***** Listed records *****

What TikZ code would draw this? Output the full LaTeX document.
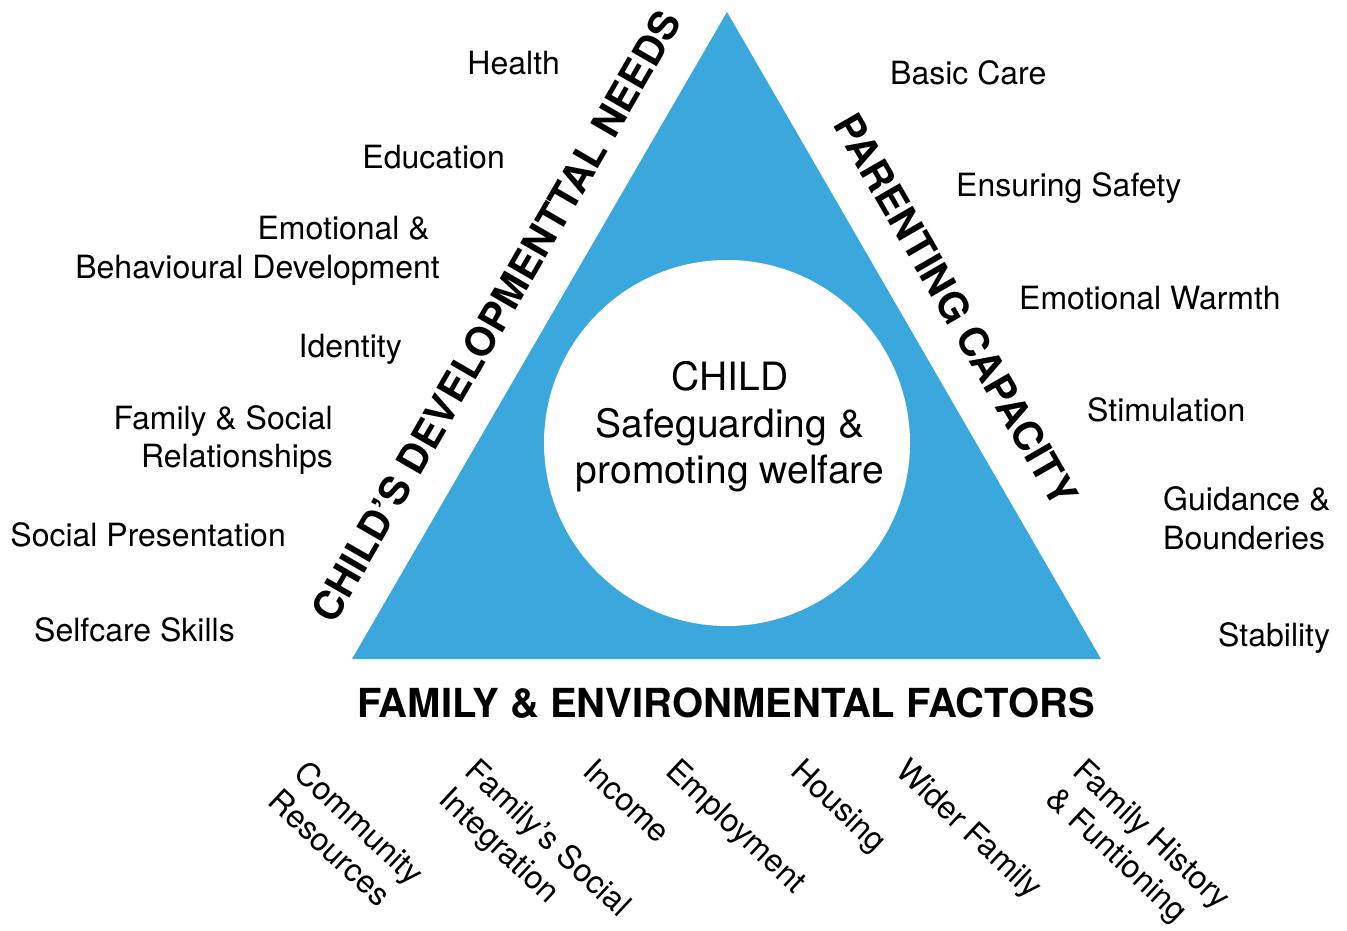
\documentclass[tikz,border=0pt]{standalone}
\usepackage{fontspec}
\setmainfont{TeX Gyre Heros}
\usepackage{xcolor}
\usetikzlibrary{positioning}
\definecolor{triblue}{HTML}{3AA8DC}

\begin{document}
\begin{tikzpicture}[x=1pt, y=-1pt]

                \def\r{183}
                \def\tilt{-43}

                % Styles for the factor texts and the three side titles
                \tikzset{
                    factor/.style={inner sep=0pt,
                        font=\fontsize{32}{38.5}\selectfont},
                    sidetitle/.style={inner sep=0pt,
                        font=\fontsize{40}{48}\selectfont\bfseries},
                    lowfactor/.style={factor, rotate=\tilt,
                        anchor=north west, align=left}
                }

                \useasboundingbox (0, 0) rectangle (1347, 931);

                % Corners of the triangle
                \coordinate (apex) at (727, 12);
                \coordinate (bl) at (352, 659);
                \coordinate (br) at (1101, 659);

                \fill[triblue] (apex) -- (bl) -- (br) -- cycle;

                \node (ring) [circle, fill=white, inner sep=0pt,
                    minimum size=2*\r pt] at (727, 443) {};
                \node (child) [align=center, inner sep=0pt,
                    font=\fontsize{39}{46.5}\selectfont] at (730, 427)
                {CHILD\\Safeguarding \&\\promoting welfare};

                % Side titles
                \node (needs) [sidetitle, rotate=60] at (496, 316)
                {CHILD'S DEVELOPMENTTAL NEEDS};
                \node (capacity) [sidetitle, rotate=-60] at (956, 310)
                {PARENTING CAPACITY};
                \node (family) [sidetitle] at (726, 703)
                {FAMILY \& ENVIRONMENTAL FACTORS};

                % Child's developmental needs
                \begin{scope}[every node/.style={factor, anchor=base east}]
                    \node (health) at (560, 74.5) {Health};
                    \node (education) at (505, 168.5) {Education};
                    \node (emotional) [anchor=east, align=right]
                    at (440, 251) {Emotional \&\kern10pt\\Behavioural Development};
                    \node (identity) at (402, 357.5) {Identity};
                    \node (relations) [anchor=east, align=right]
                    at (333, 440) {Family \& Social\\Relationships};
                    \node (presentation) at (286, 546.5) {Social Presentation};
                    \node (selfcare) at (235, 641.5) {Selfcare Skills};
                \end{scope}

                % Parenting capacity
                \begin{scope}[every node/.style={factor, anchor=base west}]
                    \node (basic) at (890, 84.5) {Basic Care};
                    \node (safety) at (956, 196.5) {Ensuring Safety};
                    \node (warmth) at (1019, 309.5) {Emotional Warmth};
                    \node (stimulation) at (1087, 421.5) {Stimulation};
                    \node (guidance) [anchor=west, align=left]
                    at (1163, 518.5) {Guidance \&\\Bounderies};
                    \node (stability) at (1218, 646.5) {Stability};
                \end{scope}

                % Family and environmental factors
                \node (community) [lowfactor] at (309, 758)
                {Community\\Resources};
                \node (integration) [lowfactor] at (480, 756)
                {Family's Social\\Integration};
                \node (income) [lowfactor] at (597, 756) {Income};
                \node (employment) [lowfactor] at (680, 756) {Employment};
                \node (housing) [lowfactor] at (805, 756) {Housing};
                \node (wider) [lowfactor] at (910, 756) {Wider Family};
                \node (history) [lowfactor] at (1087, 756)
                {Family History\\\& Funtioning};

\end{tikzpicture}
\end{document}
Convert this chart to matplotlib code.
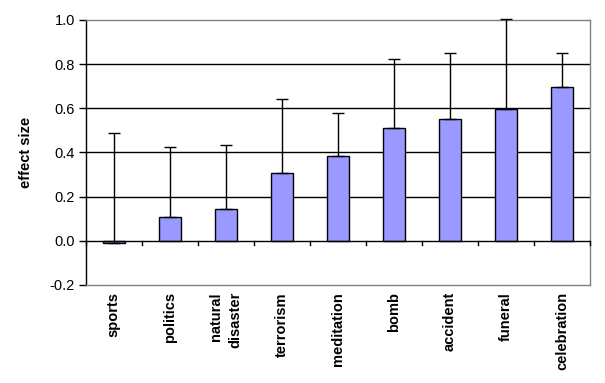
import matplotlib
matplotlib.use("Agg")
import matplotlib.pyplot as plt
import numpy as np

plt.rcParams['font.family'] = ['Liberation Sans', 'DejaVu Sans']

categories = ["sports", "politics", "natural\ndisaster", "terrorism", "meditation",
              "bomb", "accident", "funeral", "celebration"]
values = [-0.01, 0.107, 0.143, 0.309, 0.383, 0.51, 0.551, 0.597, 0.698]
upper = [0.487, 0.424, 0.433, 0.644, 0.58, 0.825, 0.852, 1.006, 0.852]
yticks = [-0.2, 0.0, 0.2, 0.4, 0.6, 0.8, 1.0]

errs = [u - v for u, v in zip(upper, values)]
x = np.arange(len(categories))

fig = plt.figure(figsize=(6.05, 3.83), dpi=100)
ax = fig.add_axes([0.142, 0.256, 0.833, 0.692])

ax.set_ylim(-0.2, 1.0)
ax.set_xlim(-0.5, len(categories) - 0.5)
for t in yticks[1:-1]:
    if t != 0.0:
        ax.axhline(t, color='black', lw=1.0, zorder=1)

ax.bar(x, values, width=0.4, color='#9999FF', edgecolor='black', lw=1.0, zorder=2)
eb = ax.errorbar(x, values, yerr=[np.zeros(len(errs)), errs], fmt='none', ecolor='black',
                 elinewidth=1.0, capsize=4, capthick=1.0, zorder=3)
for art in list(eb.lines[1]) + list(eb.lines[2]):
    art.set_clip_on(False)

ax.axhline(0.0, color='black', lw=1.0, zorder=4)
# category boundary ticks on the zero line
for b in np.arange(len(categories) + 1) - 0.5:
    ax.plot([b, b], [0.0, -0.02], color='black', lw=1.0, zorder=4, clip_on=False)

ax.set_yticks(yticks)
ax.set_yticklabels([f"{t:.1f}" for t in yticks], fontsize=10.5)
ax.tick_params(axis='y', length=5, width=1, direction='out', pad=3)
ax.set_xticks([])

for side in ['top', 'right', 'bottom']:
    ax.spines[side].set_color('#808080')
    ax.spines[side].set_linewidth(1.0)
ax.spines['left'].set_color('black')
ax.spines['left'].set_linewidth(1.0)

for xi, lab in zip(x, categories):
    ax.text(xi, -0.232, lab, rotation=90, ha='center', va='top', multialignment='right',
            fontsize=10.5, fontweight='bold', linespacing=1.5)

ax.set_ylabel("effect size", fontsize=10.5, fontweight='bold', labelpad=12)

fig.savefig("out.png", dpi=100)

*****

■ Given exercise
From the records above, copy only the lines running from the line containing "Convert this chart to matplotlib code." to the line containing "plt.rcParams['font.family'] = ['Liberation", both ends included. Leave the pictures out.

■ Expected answer
Convert this chart to matplotlib code.
import matplotlib
matplotlib.use("Agg")
import matplotlib.pyplot as plt
import numpy as np

plt.rcParams['font.family'] = ['Liberation Sans', 'DejaVu Sans']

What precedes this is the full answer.